Column: Paths should be added to Carmel’s major thoroughfares
So lemme get this straight. The Carmel City Council is under fire for a new rule which would require “multi-use paths” along major arteries, such as 116th Street, Range Line Road, and (I would hope) 126th Street.
These multi-use paths would take the place of bike lanes accompanied by traditional sidewalks. Picture Monon Trails along each major thoroughfare in town. Bicyclers, joggers and dog walkers would share the paths, and (presumably) stay off the streets.
But apparently some homeowners are complaining that multi-use paths would run through their front yards.
I don’t live on a major artery, but I understand the homeowners’ complaint. Still, I have to think any effort to remove bicyclers from our streets should be applauded.
In fact, I’d take the initiative one step further. I’d require cyclers to stay off those streets which have accompanying multi-use paths. I can’t tell you how many times rush hour traffic along Hazel Dell Parkway has come to an abrupt stop because some bicycler refused to use the wide bike paths (provided by the city, using our taxes) on either side of the road.
The “serious” cyclers will complain that they don’t want to share the bike paths with walkers, joggers and “casual” cyclers. My response is always, “So you use the street instead?”
Eventually, a cycler is going to be hit by a vehicle, in what could only be described as a very preventable accident.

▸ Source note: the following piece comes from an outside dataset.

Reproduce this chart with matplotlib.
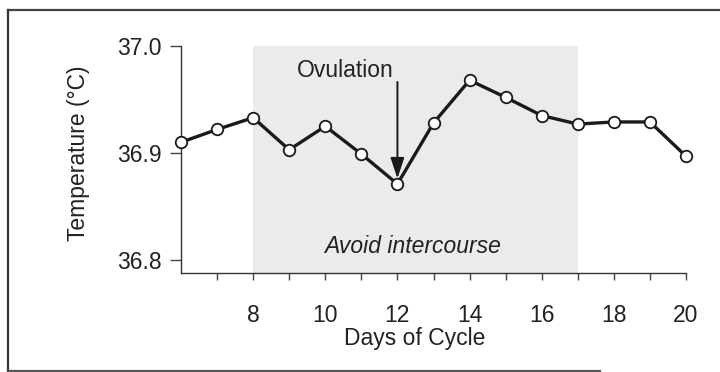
import matplotlib.pyplot as plt
from matplotlib.lines import Line2D

plt.rcParams['font.family'] = ['Liberation Sans', 'DejaVu Sans']

days = [6, 7, 8, 9, 10, 11, 12, 13, 14, 15, 16, 17, 18, 19, 20]
temps = [36.910, 36.922, 36.933, 36.903, 36.925, 36.899, 36.871, 36.928,
         36.968, 36.952, 36.935, 36.927, 36.929, 36.929, 36.897]
avoid_start, avoid_end = 8, 17
ovulation_day = 12
x_ticks = [8, 10, 12, 14, 16, 18, 20]
y_ticks = [36.8, 36.9, 37.0]

W, H = 720, 372
FS = 16.5
TXT = '#222222'

fig = plt.figure(figsize=(W / 100, H / 100), dpi=100)
ax = fig.add_axes([181 / W, 1 - 272.7 / H, 505 / W, 226.7 / H])

ax.set_xlim(6, 20)
ax.set_ylim(36.7881, 37.0)

# shaded fertile window
ax.axvspan(avoid_start, avoid_end, color='#ebebeb', lw=0, zorder=0)

ax.plot(days, temps, color='#1a1a1a', lw=2.4, marker='o', ms=8.3,
        mfc='white', mec='#1a1a1a', mew=1.3, zorder=3, clip_on=False)

ov_temp = temps[days.index(ovulation_day)]
ax.annotate('', xy=(ovulation_day, ov_temp + 0.0052), xytext=(ovulation_day, 36.9664),
            arrowprops=dict(arrowstyle='-|>,head_length=0.9,head_width=0.3',
                            color='#1a1a1a', lw=1.4, mutation_scale=14,
                            shrinkA=0, shrinkB=0))
ax.text(10.56, 36.9713, 'Ovulation', ha='center', va='baseline', fontsize=FS, color=TXT)
ax.text(12.42, 36.8068, 'Avoid intercourse', ha='center', va='baseline', fontsize=FS,
        style='italic', color=TXT)

for s in ['top', 'right']:
    ax.spines[s].set_visible(False)
for s in ['left', 'bottom']:
    ax.spines[s].set_color('#333333')
    ax.spines[s].set_linewidth(1.0)

ax.set_xticks(range(7, 21))
ax.set_xticklabels([str(d) if d in x_ticks else '' for d in range(7, 21)])
ax.set_yticks(y_ticks)
ax.set_yticklabels(['36.8', '36.9', '37.0'])
ax.tick_params(axis='x', direction='out', length=5, width=1, color='#444444',
               labelsize=FS, pad=17.5, labelcolor=TXT)
ax.tick_params(axis='y', direction='out', length=8, width=1, color='#444444',
               labelsize=FS, pad=6, labelcolor=TXT)

fig.text(414.7 / W, 1 - 345 / H, 'Days of Cycle', ha='center', va='baseline',
         fontsize=FS, color=TXT)
fig.text(78 / W, 1 - 153 / H, 'Temperature (°C)', ha='center', va='center',
         rotation=90, fontsize=FS, color=TXT)

# outer frame
fig.add_artist(Line2D([8 / W, 1], [1 - 10 / H] * 2, transform=fig.transFigure,
                      color='#444444', lw=1.6))
fig.add_artist(Line2D([8 / W] * 2, [1 - 10 / H, 1 - 370.5 / H],
                      transform=fig.transFigure, color='#333333', lw=1.6))
fig.add_artist(Line2D([8 / W, 600 / W], [1 - 370.5 / H] * 2,
                      transform=fig.transFigure, color='#555555', lw=1.6))

fig.savefig('out.png', dpi=100, facecolor='white')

I rarely drive the streets of West Carmel, but recently I was returning from an activity at Creekside Middle School along busy West 131st Street. Traffic plodded so slowly I thought there was road construction ahead. Instead, I saw a bicycler taking up just enough of the travel lane that eastbound cars were forced to dart around him in between the oncoming westbound vehicles.
And there was an unused bike path right next to him!
Now I understand that cyclers prefer to use the road when there is no bike path available. Try to envision a bicycler using the narrow sidewalk along East 126th Street at the Cool Creek bridge.
I get that.
But what if the city were to build a multi-use path along 126th Street? And then require that cyclers use it? Our streets would be safer, and so would our cyclers.
A good wide multi-use path is almost a no-brainer along 116th Street east of Keystone Parkway. This is the one section of 116th Street which is not a four-lane road. Even in busy downtown Fishers, 116th Street is four lanes. Given the amount of traffic 116th carries, I would think this stretch of roadway would already be four lanes wide without bike lanes.
Instead, we have just one lane in each direction, with bike lanes. And if traffic backs up behind a slow dump truck, at least the cyclers have a lane to use.
Let’s change this now!
Remember the flack Indianapolis Mayor Greg Ballard took when he removed a traffic lane in each direction along Broad Ripple Avenue so that bike lanes could be added? We don’t want that in Carmel. Our city is new enough, and our streets have enough room, that multi-use paths can, and should, be added to each major thoroughfare.
Sure, they’ll eat up a little bit of some front yards, but then homeowners who bought property along major streets had to have known something like this (either a widening of the street or the addition of a wider sidewalk/bike-path) would eventually occur.